(Sean Whaley/Nevada News Bureau) – Long-time political consultant and former state lawmaker Pete Ernaut said today that efforts to use the ballot box to set tax policy could handcuff the ability of the governor and Legislature to make critical decisions on the future of the state.
“It should be warning to everybody because this is something that could very rapidly turn into the next iteration of the California ballot, where we have 10, 12, 13 ballot measures on a number of issues and you wake up one day and really you’ve taken the power away from the Legislature or the governor to make any decisions,” he said.
“And that’s really what they’re struggling with in California more than anything else is you have this entire apparatus in the California state Legislature that essentially has the ability to make decisions on about 5 percent or 6 percent of the entire California budget,” Ernaut said in an interview on the Nevada NewsMakers television show. “If we’re not careful, that’s the way that it will go.”
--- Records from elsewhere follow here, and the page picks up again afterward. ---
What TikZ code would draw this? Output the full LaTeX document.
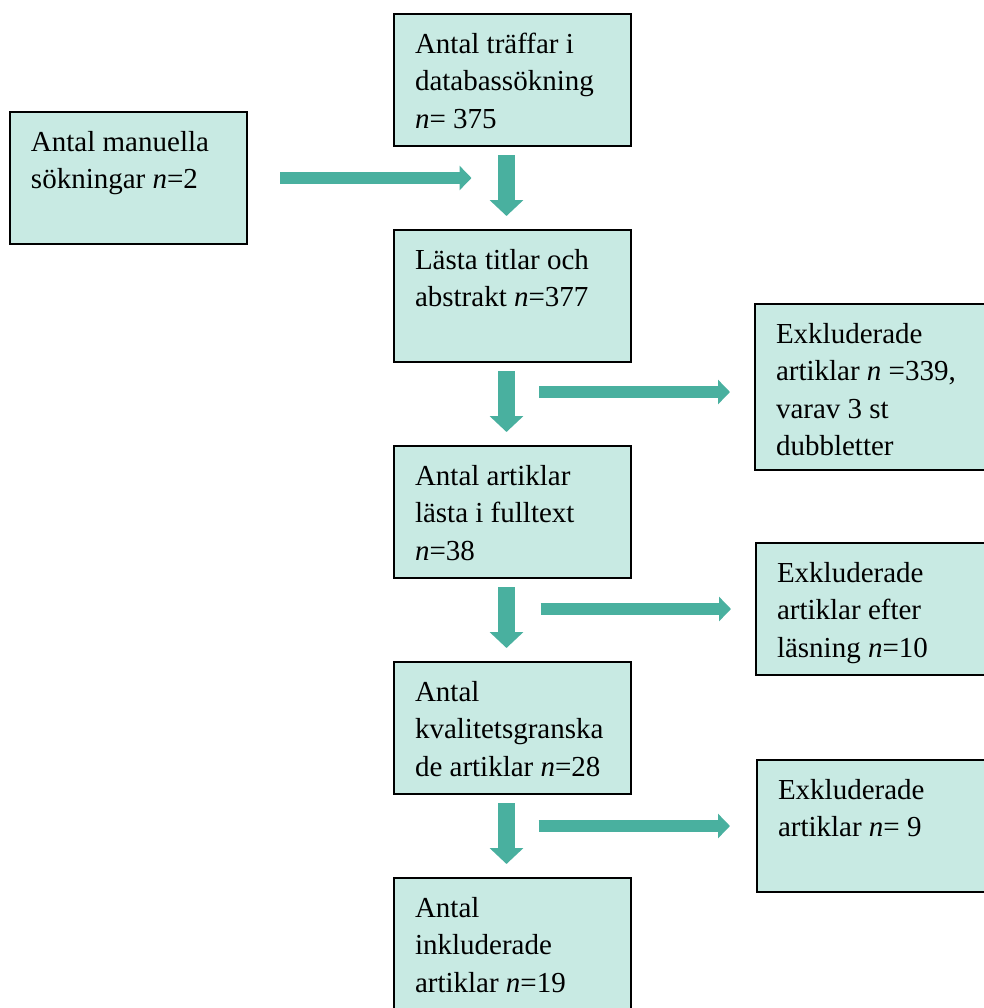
\documentclass[tikz,border=0pt]{standalone}
\usepackage{fontspec}
\setmainfont{Liberation Serif}
\usepackage{tikz}
\usetikzlibrary{arrows.meta,positioning}
\definecolor{flowfill}{RGB}{200,234,227}
\definecolor{flowteal}{RGB}{73,176,159}

\begin{document}
\begin{tikzpicture}[x=0.5pt, y=-0.5pt,
  flowbox/.style={rectangle, draw=black, line width=1pt, fill=flowfill,
              anchor=north west, text width=97.5pt, align=flush left,
              inner xsep=10.5pt, inner ysep=4.875pt,
              text height=14.75pt, text depth=41.5pt,
              font=\fontsize{14.5pt}{18.75pt}\selectfont},
  sidebox/.style={flowbox, text width=140pt},
  downarrow/.style={color=flowteal, line width=8.5pt,
              -{Triangle[width=16.5pt, length=8pt]}, shorten <=4pt, shorten >=6.5pt},
  sidearrow/.style={color=flowteal, line width=6.25pt,
              -{Triangle[width=12pt, length=6pt]}}]
\useasboundingbox (0,0) rectangle (984,1008);
\node[flowbox] (hits) at (393,13) {Antal träffar i\\ databassökning\\ \textit{n}= 375};
\node[flowbox] (manual) at (9,111) {Antal manuella\\ sökningar \textit{n}=2};
\node[flowbox, below=41pt of hits] (titles) {Lästa titlar och\\ abstrakt \textit{n}=377};
\node[flowbox, below=41pt of titles] (fulltext) {Antal artiklar\\ lästa i fulltext\\ \textit{n}=38};
\node[flowbox, below=41pt of fulltext] (quality) {Antal\\ kvalitetsgranska\\ de artiklar \textit{n}=28};
\node[flowbox, below=41pt of quality] (included) {Antal\\ inkluderade\\ artiklar \textit{n}=19};
\node[sidebox, text depth=58.5pt] (excl1) at (754,303) {Exkluderade\\ artiklar \textit{n} =339,\\ varav 3 st\\ dubbletter};
\node[sidebox] (excl2) at (755,542) {Exkluderade\\ artiklar efter\\ läsning \textit{n}=10};
\node[sidebox] (excl3) at (756,759) {Exkluderade\\ artiklar \textit{n}= 9};
\coordinate (excl1in) at ([yshift=-2.5pt]excl1.west);
% main column
\draw[downarrow] ([xshift=-3pt]hits.south) -- ([xshift=-3pt]titles.north);
\draw[downarrow] ([xshift=-3pt]titles.south) -- ([xshift=-3pt]fulltext.north);
\draw[downarrow] ([xshift=-3pt]fulltext.south) -- ([xshift=-3pt]quality.north);
\draw[downarrow] ([xshift=-3pt]quality.south) -- ([xshift=-3pt]included.north);
% side arrows
\draw[sidearrow, shorten <=16pt, shorten >=20.5pt] (manual.east) -- (manual.east -| titles.north);
\draw[sidearrow, shorten <=13.25pt, shorten >=12pt] (excl1in -| fulltext.north) -- (excl1in);
\draw[sidearrow, shorten <=14pt, shorten >=12pt] (excl2.west -| quality.north) -- (excl2.west);
\draw[sidearrow, shorten <=13pt, shorten >=13pt] (excl3.west -| included.north) -- (excl3.west);
\end{tikzpicture}
\end{document}
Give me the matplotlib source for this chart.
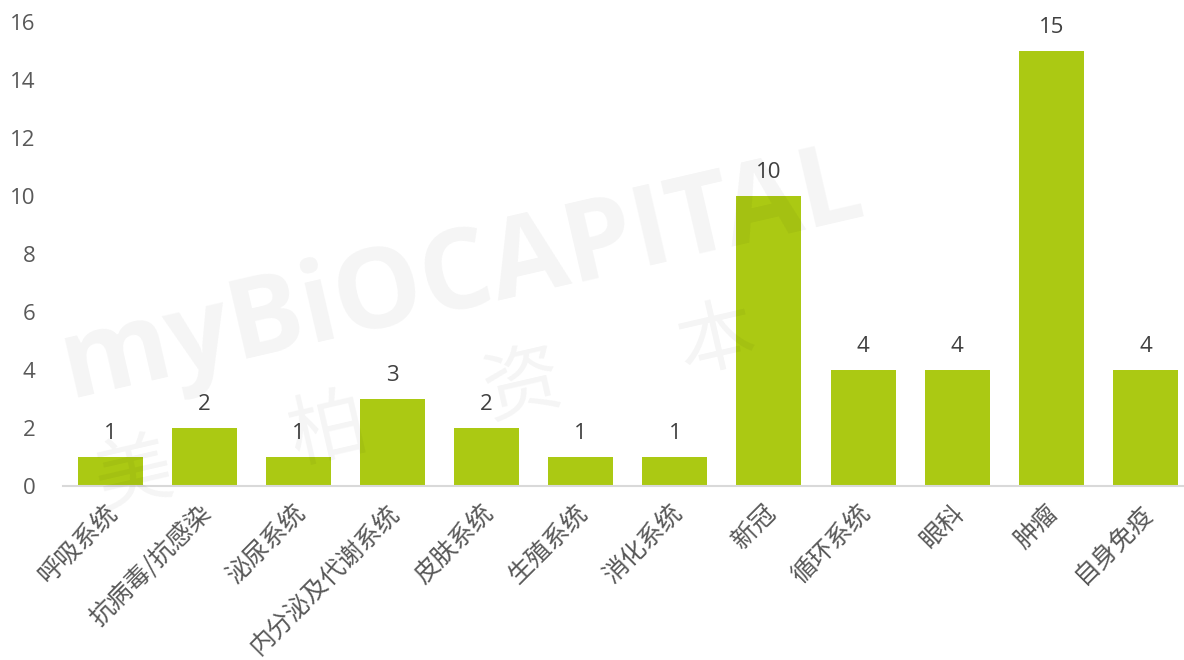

Ernaut’s comments were in response to a question about the possibility of several tax proposals qualifying for the state ballot in the next few election cycles. Ernaut is president of government and public affairs with R&R Partners.
Las Vegas businessman Monte Miller is pursing two initiative petitions, one to raise the gaming tax rate on the state’s largest casinos, and another to amend the state constitution to permit the tax rate on the mining industry to be increased.
Miller said he is pursing the tax proposals to ensure there are some options on the table for policy makers if state labor and education leaders move forward with a Texas-style margin tax on business to increase funding for education. No such petition has been filed yet with the Nevada Secretary of State’s office.
Ernaut acknowledged that there is an undercurrent of frustration regarding Nevada’s current tax policy, with gaming and mining questioning the fairness and balance of the system, and some in the business community in turn concerned they are being pressured by the gaming and mining industries.
Nevada’s improving economy could help defuse the intensity of the tax debate and allow for a more measured, methodical and thoughtful discussion of what the state’s tax structure should look like down the road, “rather than with a pistol to somebody’s forehead, which is what it seems like it’s been,” he said.
Gov. Brian Sandoval also spoke out recently in opposition to the tax-related ballot measures, saying those discussions belong in the Legislature.
“I believe initiative petitions are a poor way to set tax policy,” Sandoval said.
But Danny Thompson, executive secretary-treasurer of the Nevada State AFL-CIO, who first mentioned the possibility of a business tax ballot proposal in November 2011, said at the time it is the Legislature’s inability to make tax decisions that has generated the interest in going directly to the voters instead.
Nevada has a two-thirds vote requirement in the Legislature to increase taxes or fees.
“We are looking seriously at this process because the legislative process is an impossible one,” he said. “With the two-thirds requirement in the constitution, what in effect that does – it has the minority control the majority wishes. You cannot solve the problem at the Legislature alone without some help from the people.”